## Work required
Give again, word for word, the lines below that run from the line with "Give me the D3.js source for this chart." through the line with "514, right: 714". Drop the pictures.

begin

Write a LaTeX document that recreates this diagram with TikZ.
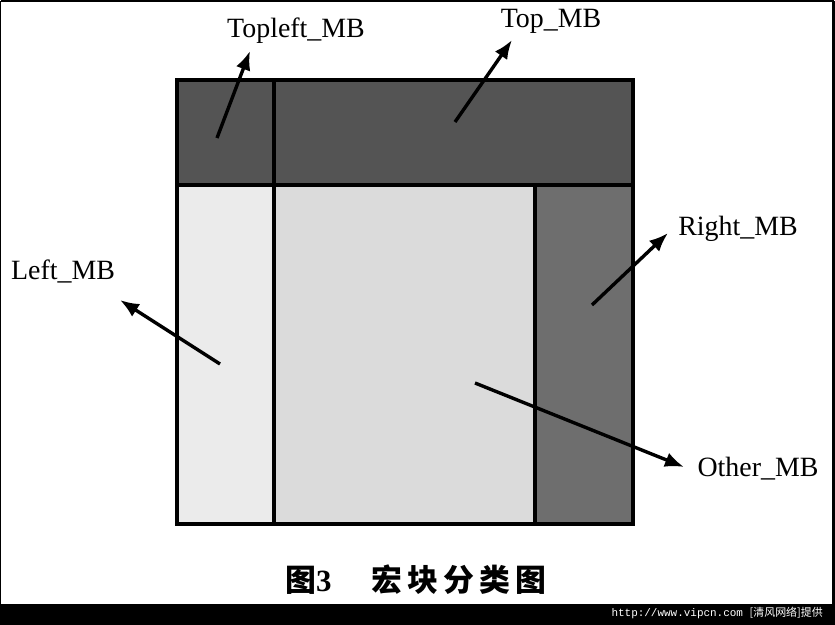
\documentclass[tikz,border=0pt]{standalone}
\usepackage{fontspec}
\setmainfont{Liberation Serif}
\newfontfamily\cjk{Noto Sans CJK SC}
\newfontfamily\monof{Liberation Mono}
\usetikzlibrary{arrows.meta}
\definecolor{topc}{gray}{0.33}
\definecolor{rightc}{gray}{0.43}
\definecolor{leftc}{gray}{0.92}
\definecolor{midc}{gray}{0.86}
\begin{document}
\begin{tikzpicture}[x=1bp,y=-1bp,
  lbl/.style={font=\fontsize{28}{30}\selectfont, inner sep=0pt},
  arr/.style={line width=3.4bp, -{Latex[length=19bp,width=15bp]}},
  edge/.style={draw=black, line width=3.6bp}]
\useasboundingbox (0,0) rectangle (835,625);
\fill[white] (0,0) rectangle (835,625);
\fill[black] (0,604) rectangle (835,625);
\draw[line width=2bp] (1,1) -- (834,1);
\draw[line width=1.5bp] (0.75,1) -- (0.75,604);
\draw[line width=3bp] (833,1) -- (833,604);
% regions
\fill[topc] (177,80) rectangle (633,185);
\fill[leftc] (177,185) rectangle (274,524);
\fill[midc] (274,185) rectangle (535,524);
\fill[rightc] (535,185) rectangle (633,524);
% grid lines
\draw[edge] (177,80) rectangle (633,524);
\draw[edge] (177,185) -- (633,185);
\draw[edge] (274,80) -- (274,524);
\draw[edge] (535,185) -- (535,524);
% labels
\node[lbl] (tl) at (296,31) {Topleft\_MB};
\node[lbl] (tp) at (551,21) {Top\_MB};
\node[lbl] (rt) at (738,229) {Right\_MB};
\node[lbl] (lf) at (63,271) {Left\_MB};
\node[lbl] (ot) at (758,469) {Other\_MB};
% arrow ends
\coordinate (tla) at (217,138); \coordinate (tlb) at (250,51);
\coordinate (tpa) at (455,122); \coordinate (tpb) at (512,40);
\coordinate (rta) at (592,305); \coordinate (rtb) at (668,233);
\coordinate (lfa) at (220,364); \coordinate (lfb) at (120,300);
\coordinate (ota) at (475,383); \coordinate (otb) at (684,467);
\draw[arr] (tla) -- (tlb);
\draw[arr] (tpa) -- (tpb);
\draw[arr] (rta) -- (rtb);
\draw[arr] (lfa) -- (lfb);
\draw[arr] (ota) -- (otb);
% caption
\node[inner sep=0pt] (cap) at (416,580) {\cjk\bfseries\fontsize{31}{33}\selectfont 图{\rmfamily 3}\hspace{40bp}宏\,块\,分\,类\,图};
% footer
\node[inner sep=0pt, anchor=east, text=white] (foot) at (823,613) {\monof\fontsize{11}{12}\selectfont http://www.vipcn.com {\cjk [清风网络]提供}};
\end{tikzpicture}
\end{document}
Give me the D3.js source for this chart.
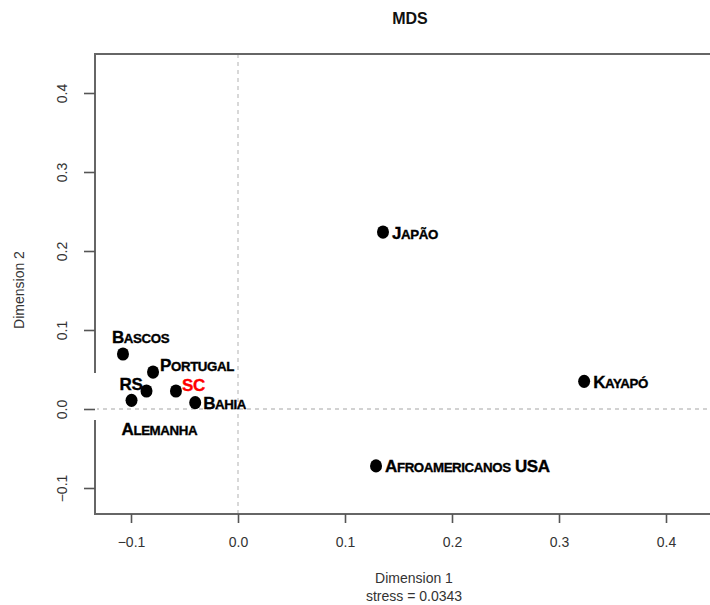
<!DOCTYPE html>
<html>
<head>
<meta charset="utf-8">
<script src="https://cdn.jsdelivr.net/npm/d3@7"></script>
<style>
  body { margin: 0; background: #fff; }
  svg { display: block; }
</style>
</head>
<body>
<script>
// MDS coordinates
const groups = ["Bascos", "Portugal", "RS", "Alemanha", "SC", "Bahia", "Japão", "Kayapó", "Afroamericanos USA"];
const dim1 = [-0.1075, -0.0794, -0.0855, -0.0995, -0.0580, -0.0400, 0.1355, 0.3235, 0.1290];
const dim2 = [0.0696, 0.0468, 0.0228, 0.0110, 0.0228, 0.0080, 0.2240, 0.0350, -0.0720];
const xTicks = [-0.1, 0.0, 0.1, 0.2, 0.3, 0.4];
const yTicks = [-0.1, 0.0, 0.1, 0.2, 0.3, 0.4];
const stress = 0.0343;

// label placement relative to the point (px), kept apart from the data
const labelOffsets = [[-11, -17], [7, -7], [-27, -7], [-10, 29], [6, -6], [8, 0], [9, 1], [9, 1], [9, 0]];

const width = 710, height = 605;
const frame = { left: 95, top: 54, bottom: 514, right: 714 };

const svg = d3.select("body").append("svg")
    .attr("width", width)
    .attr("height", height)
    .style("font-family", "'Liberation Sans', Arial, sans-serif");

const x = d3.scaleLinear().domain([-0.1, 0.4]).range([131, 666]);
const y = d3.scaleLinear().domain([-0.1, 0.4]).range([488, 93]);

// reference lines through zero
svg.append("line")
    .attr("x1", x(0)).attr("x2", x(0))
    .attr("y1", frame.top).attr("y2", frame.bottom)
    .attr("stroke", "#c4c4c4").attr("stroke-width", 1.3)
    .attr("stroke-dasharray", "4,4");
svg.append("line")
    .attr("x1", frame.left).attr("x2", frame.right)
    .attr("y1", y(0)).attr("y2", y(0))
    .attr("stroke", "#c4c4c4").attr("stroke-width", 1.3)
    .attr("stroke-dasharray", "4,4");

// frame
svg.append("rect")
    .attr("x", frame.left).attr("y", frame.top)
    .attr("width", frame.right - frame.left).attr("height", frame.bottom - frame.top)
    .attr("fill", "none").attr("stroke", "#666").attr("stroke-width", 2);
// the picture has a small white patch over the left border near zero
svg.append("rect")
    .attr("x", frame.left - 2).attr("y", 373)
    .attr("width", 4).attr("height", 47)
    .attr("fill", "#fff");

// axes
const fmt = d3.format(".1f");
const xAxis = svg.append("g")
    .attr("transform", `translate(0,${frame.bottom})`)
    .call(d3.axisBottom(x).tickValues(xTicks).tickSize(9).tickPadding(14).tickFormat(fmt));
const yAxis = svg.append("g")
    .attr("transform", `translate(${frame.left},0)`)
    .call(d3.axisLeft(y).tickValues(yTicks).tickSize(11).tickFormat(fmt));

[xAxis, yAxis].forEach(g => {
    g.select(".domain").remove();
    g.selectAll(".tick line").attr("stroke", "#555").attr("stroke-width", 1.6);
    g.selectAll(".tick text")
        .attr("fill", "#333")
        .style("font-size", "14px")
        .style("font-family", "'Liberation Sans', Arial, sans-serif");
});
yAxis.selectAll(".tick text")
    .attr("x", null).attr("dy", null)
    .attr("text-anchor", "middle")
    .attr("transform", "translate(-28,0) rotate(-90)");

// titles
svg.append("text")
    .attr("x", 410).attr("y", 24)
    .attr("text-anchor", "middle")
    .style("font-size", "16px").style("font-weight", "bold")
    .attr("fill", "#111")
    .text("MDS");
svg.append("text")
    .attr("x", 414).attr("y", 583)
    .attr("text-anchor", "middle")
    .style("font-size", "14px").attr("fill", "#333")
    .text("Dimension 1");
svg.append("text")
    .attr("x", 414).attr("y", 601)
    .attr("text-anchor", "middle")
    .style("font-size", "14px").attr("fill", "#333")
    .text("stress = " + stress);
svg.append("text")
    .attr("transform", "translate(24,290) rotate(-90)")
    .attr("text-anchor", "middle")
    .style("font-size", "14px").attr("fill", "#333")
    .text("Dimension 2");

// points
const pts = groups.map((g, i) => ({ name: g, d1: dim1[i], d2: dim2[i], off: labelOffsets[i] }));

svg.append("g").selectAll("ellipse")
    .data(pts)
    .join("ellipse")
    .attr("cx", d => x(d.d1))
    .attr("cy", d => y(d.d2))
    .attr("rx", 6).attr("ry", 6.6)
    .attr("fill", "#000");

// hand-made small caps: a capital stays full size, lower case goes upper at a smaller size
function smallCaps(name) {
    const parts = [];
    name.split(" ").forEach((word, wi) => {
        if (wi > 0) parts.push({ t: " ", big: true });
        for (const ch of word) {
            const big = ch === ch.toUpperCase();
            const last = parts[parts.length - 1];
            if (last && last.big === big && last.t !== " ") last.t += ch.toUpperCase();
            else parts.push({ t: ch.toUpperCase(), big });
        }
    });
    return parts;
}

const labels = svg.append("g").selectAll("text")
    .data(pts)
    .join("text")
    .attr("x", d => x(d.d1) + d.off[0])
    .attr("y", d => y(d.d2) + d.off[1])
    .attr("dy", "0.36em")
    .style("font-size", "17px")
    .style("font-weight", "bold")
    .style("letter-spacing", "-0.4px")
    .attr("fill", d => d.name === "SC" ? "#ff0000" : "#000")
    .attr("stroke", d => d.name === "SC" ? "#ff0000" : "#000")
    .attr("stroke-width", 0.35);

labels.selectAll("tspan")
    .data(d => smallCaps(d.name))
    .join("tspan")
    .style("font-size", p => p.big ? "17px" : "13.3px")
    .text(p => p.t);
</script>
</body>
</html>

end

## Completed exercise
Give me the D3.js source for this chart.
<!DOCTYPE html>
<html>
<head>
<meta charset="utf-8">
<script src="https://cdn.jsdelivr.net/npm/d3@7"></script>
<style>
  body { margin: 0; background: #fff; }
  svg { display: block; }
</style>
</head>
<body>
<script>
// MDS coordinates
const groups = ["Bascos", "Portugal", "RS", "Alemanha", "SC", "Bahia", "Japão", "Kayapó", "Afroamericanos USA"];
const dim1 = [-0.1075, -0.0794, -0.0855, -0.0995, -0.0580, -0.0400, 0.1355, 0.3235, 0.1290];
const dim2 = [0.0696, 0.0468, 0.0228, 0.0110, 0.0228, 0.0080, 0.2240, 0.0350, -0.0720];
const xTicks = [-0.1, 0.0, 0.1, 0.2, 0.3, 0.4];
const yTicks = [-0.1, 0.0, 0.1, 0.2, 0.3, 0.4];
const stress = 0.0343;

// label placement relative to the point (px), kept apart from the data
const labelOffsets = [[-11, -17], [7, -7], [-27, -7], [-10, 29], [6, -6], [8, 0], [9, 1], [9, 1], [9, 0]];

const width = 710, height = 605;
const frame = { left: 95, top: 54, bottom: 514, right: 714 };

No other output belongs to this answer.